* **Written request**:
Return only the lines from the top of the data down to the one that holds "(obs) at (176.7,73.3)", both included, without any pictures.

* **Records provided**:
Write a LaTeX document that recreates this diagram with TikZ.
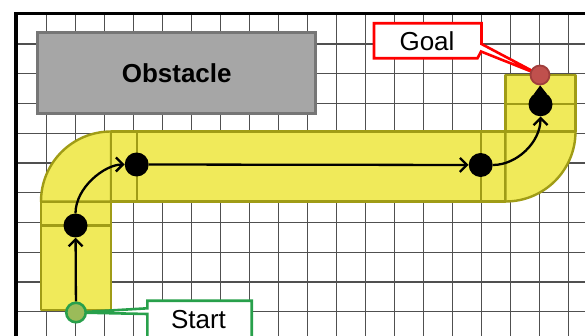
\documentclass[tikz,border=0pt]{standalone}
\usepackage{fontspec}
\setmainfont{Liberation Sans}
\usetikzlibrary{arrows.meta}

\definecolor{gridc}{RGB}{80,80,80}
\definecolor{lanefill}{RGB}{240,234,90}
\definecolor{laneline}{RGB}{160,156,22}
\definecolor{obsfill}{RGB}{166,166,166}
\definecolor{obsline}{RGB}{118,118,118}
\definecolor{goalfill}{RGB}{192,80,77}
\definecolor{goalline}{RGB}{160,62,60}
\definecolor{startfill}{RGB}{155,187,89}
\definecolor{startline}{RGB}{40,160,75}
\definecolor{callred}{RGB}{255,0,0}
\definecolor{callgreen}{RGB}{40,160,75}

\tikzset{
  gridline/.style={draw=gridc, line width=1.4pt},
  lane/.style={fill=lanefill, draw=laneline, line width=2.4pt, line join=round},
  obstacle/.style={rectangle, fill=obsfill, draw=obsline, line width=2.8pt,
    minimum width=278pt, minimum height=81pt, inner sep=0pt,
    font=\fontsize{26}{30}\selectfont\bfseries},
  waypoint/.style={circle, fill=black, minimum size=24pt, inner sep=0pt},
  goalmark/.style={circle, fill=goalfill, draw=goalline, line width=1.8pt,
    minimum size=19pt, inner sep=0pt},
  startmark/.style={circle, fill=startfill, draw=startline, line width=2.6pt,
    minimum size=19.5pt, inner sep=0pt},
  leg/.style={draw=black, line width=2.3pt, -{Straight Barb[length=7pt,width=14pt]}},
  lastleg/.style={draw=black, line width=2.3pt, -{Triangle[length=9pt,width=13pt]}},
  callout/.style={fill=white, line width=2.6pt, line join=miter},
  lbl/.style={inner sep=0pt, font=\fontsize{26}{30}\selectfont}
}

\begin{document}
\begin{tikzpicture}[x=1pt,y=-1pt]
\useasboundingbox (0,0) rectangle (585,336);
\clip (0,0) rectangle (585,336);
\fill[white] (0,0) rectangle (585,336);

% square grid
\foreach \k in {1,...,19}
  \draw[gridline] ({17.7+29*\k},13.5) -- ({17.7+29*\k},340);
\foreach \k in {1,...,10}
  \draw[gridline] (16,{14.3+29.74*\k}) -- (590,{14.3+29.74*\k});

% frame
\draw[line width=3.2pt] (16,345) -- (16,13.5) -- (590,13.5);

% obstacle
\node[obstacle] (obs) at (176.7,73.3) {Obstacle};

% corridor of occupied cells
\filldraw[lane] (41,225.5) rectangle (111,310);
\filldraw[lane] (41,201.5) rectangle (111,225.5);
\filldraw[lane] (111,201.5) -- (41,201.5) arc[start angle=180,end angle=270,radius=70] -- cycle;
\filldraw[lane] (111,131.5) rectangle (136.7,201.5);
\filldraw[lane] (136.7,131.5) rectangle (480.7,201.5);
\filldraw[lane] (480.7,131.5) rectangle (505.5,201.5);
\filldraw[lane] (505.5,131.5) -- (575.5,131.5) arc[start angle=0,end angle=90,radius=70] -- cycle;
\filldraw[lane] (505.5,104.3) rectangle (575.5,131.5);
\filldraw[lane] (505.5,75) rectangle (575.5,104.3);

% end points
\coordinate (goalpt) at (540,75);
\coordinate (startpt) at (76,312.5);

% callouts
\draw[callout, draw=callred] (374,23.3) -- (481.5,23.3) -- (481.5,44) -- (goalpt)
  -- (481,51.5) -- (477.5,58.3) -- (374,58.3) -- cycle;
\node[lbl] (goaltxt) at (427,41) {Goal};

\draw[callout, draw=callgreen] (147.3,300.7) -- (251.7,300.7) -- (251.7,350)
  -- (147.3,350) -- (147.3,314) -- (startpt) -- (147.3,308.3) -- cycle;
\node[lbl] (starttxt) at (198.5,319.5) {Start};

% waypoints and end markers
\node[waypoint] (d1) at (75.5,225.5) {};
\node[waypoint] (d2) at (136.7,164.5) {};
\node[waypoint] (d3) at (480.7,165) {};
\node[waypoint] (d4) at (540.5,104.3) {};
\node[goalmark] (goal) at (goalpt) {};
\node[startmark] (start) at (startpt) {};

% planned path
\draw[leg] (start) -- (d1);
\draw[leg] (d1) .. controls +(0,-38) and +(-32,0) .. (d2);
\draw[leg] (d2) -- (d3);
\draw[leg] (d3) .. controls +(36,0) and +(0,38) .. (d4);
\draw[lastleg] (d4) -- (goal);
\end{tikzpicture}
\end{document}
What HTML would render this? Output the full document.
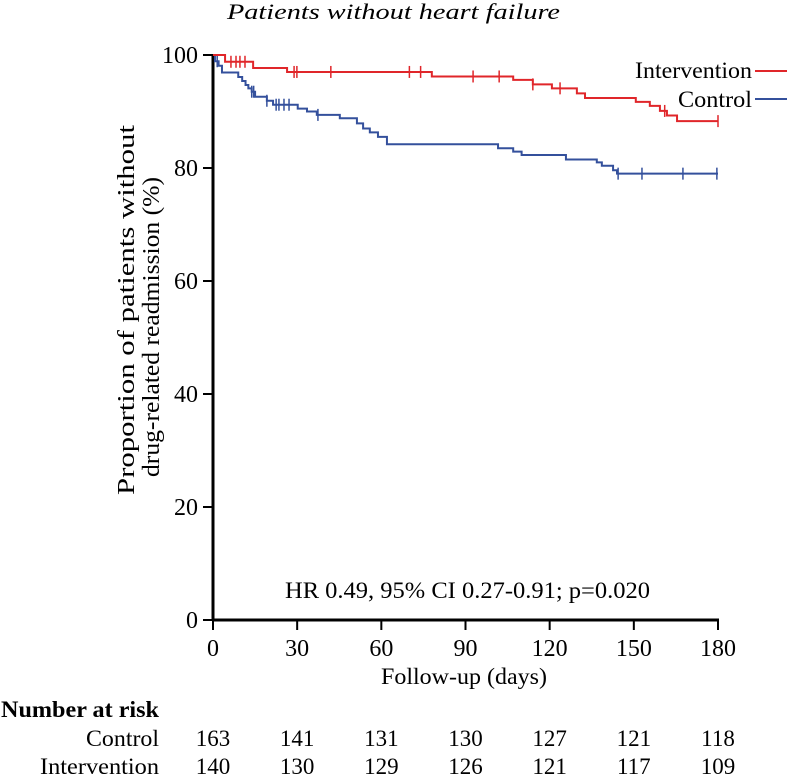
<!DOCTYPE html>
<html><head><meta charset="utf-8"><style>
body{margin:0;background:#fff}
svg{display:block;font-family:"Liberation Serif",serif}
</style></head><body>
<svg id="c" width="788" height="777" viewBox="0 0 788 777">
<text x="227" y="19" textLength="333" lengthAdjust="spacingAndGlyphs" font-size="22" font-style="italic">Patients without heart failure</text>
<g id="axes"></g><g id="series"></g>
<text x="285" y="598" textLength="365" lengthAdjust="spacingAndGlyphs" font-size="23">HR 0.49, 95% CI 0.27-0.91; p=0.020</text>
<text x="381" y="684" textLength="166" lengthAdjust="spacingAndGlyphs" font-size="23">Follow-up (days)</text>
<text transform="translate(134,495) rotate(-90)" textLength="370" lengthAdjust="spacingAndGlyphs" font-size="24">Proportion of patients without</text>
<text transform="translate(159,477) rotate(-90)" textLength="300" lengthAdjust="spacingAndGlyphs" font-size="24">drug-related readmission (%)</text>
<text x="635" y="78" textLength="117" lengthAdjust="spacingAndGlyphs" font-size="23">Intervention</text>
<line x1="755" y1="71" x2="787" y2="71" stroke="#e0262a" stroke-width="2"/>
<text x="678" y="107" textLength="74" lengthAdjust="spacingAndGlyphs" font-size="23">Control</text>
<line x1="755" y1="99" x2="787" y2="99" stroke="#34509c" stroke-width="2"/>
<text x="1" y="717" textLength="158" lengthAdjust="spacingAndGlyphs" font-size="23" font-weight="bold">Number at risk</text>
<text x="86" y="746" textLength="73" lengthAdjust="spacingAndGlyphs" font-size="23">Control</text>
<text x="40" y="774" textLength="119" lengthAdjust="spacingAndGlyphs" font-size="23">Intervention</text>
<g id="risk"></g>
</svg>
<script>
const xTicks=[0,30,60,90,120,150,180];
const yTicks=[0,20,40,60,80,100];
const riskControl=[163,141,131,130,127,121,118];
const riskIntervention=[140,130,129,126,121,117,109];
const intTimes=[0,4.3,14.3,26.4,78,107,114,120.8,129.7,132.6,150.7,155.7,159.3,161.8,165.4,180];
const intVals=[100,98.8,97.7,97.0,96.2,95.6,94.8,94.1,93.2,92.4,91.7,91.0,90.1,89.3,88.3,88.3];
const intCens=[6.4,8.2,9.6,11.4,28.9,29.9,42,70,74,92.7,102,114,123.7,161,180];
const ctlTimes=[0,0.7,2,3.2,9,10.4,11.6,12.6,13.8,15,19.2,21.4,30.2,33.5,37,45.2,51.3,53.5,55.9,58.8,62,101.6,107,110,125.8,136.8,138.6,142.6,144,180];
const ctlVals=[100,98.9,98.1,96.9,96.1,95.4,94.7,94.1,93.5,92.6,91.9,91.2,90.5,90.0,89.4,88.8,87.9,87.0,86.3,85.5,84.2,83.5,82.9,82.3,81.5,81.0,80.4,79.6,79.0,79.0];
const ctlCens=[1.5,13.8,14.5,19.2,22.5,23.5,25.3,27.1,37.4,144.4,152.9,167.5,179.6];
const X=d=>213+d*505/180, Y=v=>620-v*5.65;
const NS='http://www.w3.org/2000/svg';
function mk(t,a,p){const e=document.createElementNS(NS,t);for(const k in a)e.setAttribute(k,a[k]);p.appendChild(e);return e;}
const ax=document.getElementById('axes');
let e=mk('line',{x1:213,y1:55,x2:213,y2:621,stroke:'#000','stroke-width':3},ax);


e=mk('line',{x1:212,y1:620,x2:719,y2:620,stroke:'#000','stroke-width':3},ax);


yTicks.forEach(v=>{mk('line',{x1:203,y1:Y(v),x2:213,y2:Y(v),stroke:'#000','stroke-width':2},ax);
const t=mk('text',{x:198,y:Y(v)+8,'text-anchor':'end','font-size':24},ax);t.textContent=v;

});
xTicks.forEach((d,i)=>{mk('line',{x1:X(d),y1:620,x2:X(d),y2:630,stroke:'#000','stroke-width':2},ax);
const t=mk('text',{x:X(d),y:656,'text-anchor':'middle','font-size':24},ax);t.textContent=d;


const r=document.getElementById('risk');
const a=mk('text',{x:X(d),y:746,'text-anchor':'middle','font-size':23},r);a.textContent=riskControl[i];


const b=mk('text',{x:X(d),y:774,'text-anchor':'middle','font-size':23},r);b.textContent=riskIntervention[i];

});
function stepVal(ts,vs,t){let v=vs[0];for(let i=0;i<ts.length;i++)if(ts[i]<=t)v=vs[i];return v;}
function draw(ts,vs,cs,col,name){const g=document.getElementById('series');
let d='M'+X(ts[0])+','+Y(vs[0]);
for(let i=1;i<ts.length;i++){d+='H'+X(ts[i])+'V'+Y(vs[i]);}
const p=mk('path',{d:d,fill:'none',stroke:col,'stroke-width':2},g);


cs.forEach(c=>{const y=Y(stepVal(ts,vs,c));const l=mk('line',{x1:X(c),y1:y-6,x2:X(c),y2:y+6,stroke:col,'stroke-width':1.5},g);

});}
draw(ctlTimes,ctlVals,ctlCens,'#34509c','control');
draw(intTimes,intVals,intCens,'#e0262a','intervention');
</script>
</body></html>
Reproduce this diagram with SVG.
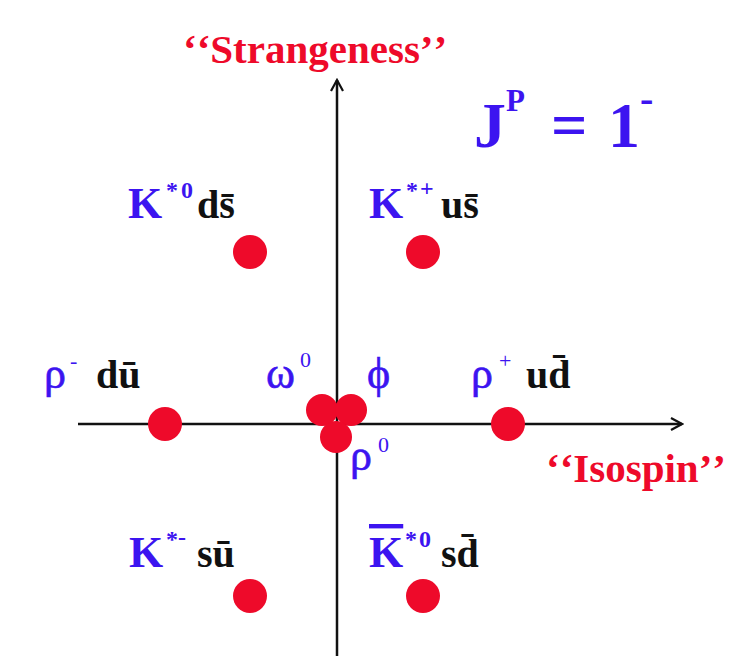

* **Answer to the task**:
Write a LaTeX document that recreates this diagram with TikZ.
\documentclass[tikz,border=0pt]{standalone}
\usepackage{fontspec}
\setmainfont{Liberation Sans}
\usetikzlibrary{arrows.meta}

\definecolor{gridc}{RGB}{80,80,80}
\definecolor{lanefill}{RGB}{240,234,90}
\definecolor{laneline}{RGB}{160,156,22}
\definecolor{obsfill}{RGB}{166,166,166}
\definecolor{obsline}{RGB}{118,118,118}
\definecolor{goalfill}{RGB}{192,80,77}
\definecolor{goalline}{RGB}{160,62,60}
\definecolor{startfill}{RGB}{155,187,89}
\definecolor{startline}{RGB}{40,160,75}
\definecolor{callred}{RGB}{255,0,0}
\definecolor{callgreen}{RGB}{40,160,75}

\tikzset{
  gridline/.style={draw=gridc, line width=1.4pt},
  lane/.style={fill=lanefill, draw=laneline, line width=2.4pt, line join=round},
  obstacle/.style={rectangle, fill=obsfill, draw=obsline, line width=2.8pt,
    minimum width=278pt, minimum height=81pt, inner sep=0pt,
    font=\fontsize{26}{30}\selectfont\bfseries},
  waypoint/.style={circle, fill=black, minimum size=24pt, inner sep=0pt},
  goalmark/.style={circle, fill=goalfill, draw=goalline, line width=1.8pt,
    minimum size=19pt, inner sep=0pt},
  startmark/.style={circle, fill=startfill, draw=startline, line width=2.6pt,
    minimum size=19.5pt, inner sep=0pt},
  leg/.style={draw=black, line width=2.3pt, -{Straight Barb[length=7pt,width=14pt]}},
  lastleg/.style={draw=black, line width=2.3pt, -{Triangle[length=9pt,width=13pt]}},
  callout/.style={fill=white, line width=2.6pt, line join=miter},
  lbl/.style={inner sep=0pt, font=\fontsize{26}{30}\selectfont}
}

\begin{document}
\begin{tikzpicture}[x=1pt,y=-1pt]
\useasboundingbox (0,0) rectangle (585,336);
\clip (0,0) rectangle (585,336);
\fill[white] (0,0) rectangle (585,336);

% square grid
\foreach \k in {1,...,19}
  \draw[gridline] ({17.7+29*\k},13.5) -- ({17.7+29*\k},340);
\foreach \k in {1,...,10}
  \draw[gridline] (16,{14.3+29.74*\k}) -- (590,{14.3+29.74*\k});

% frame
\draw[line width=3.2pt] (16,345) -- (16,13.5) -- (590,13.5);

% obstacle
\node[obstacle] (obs) at (176.7,73.3) {Obstacle};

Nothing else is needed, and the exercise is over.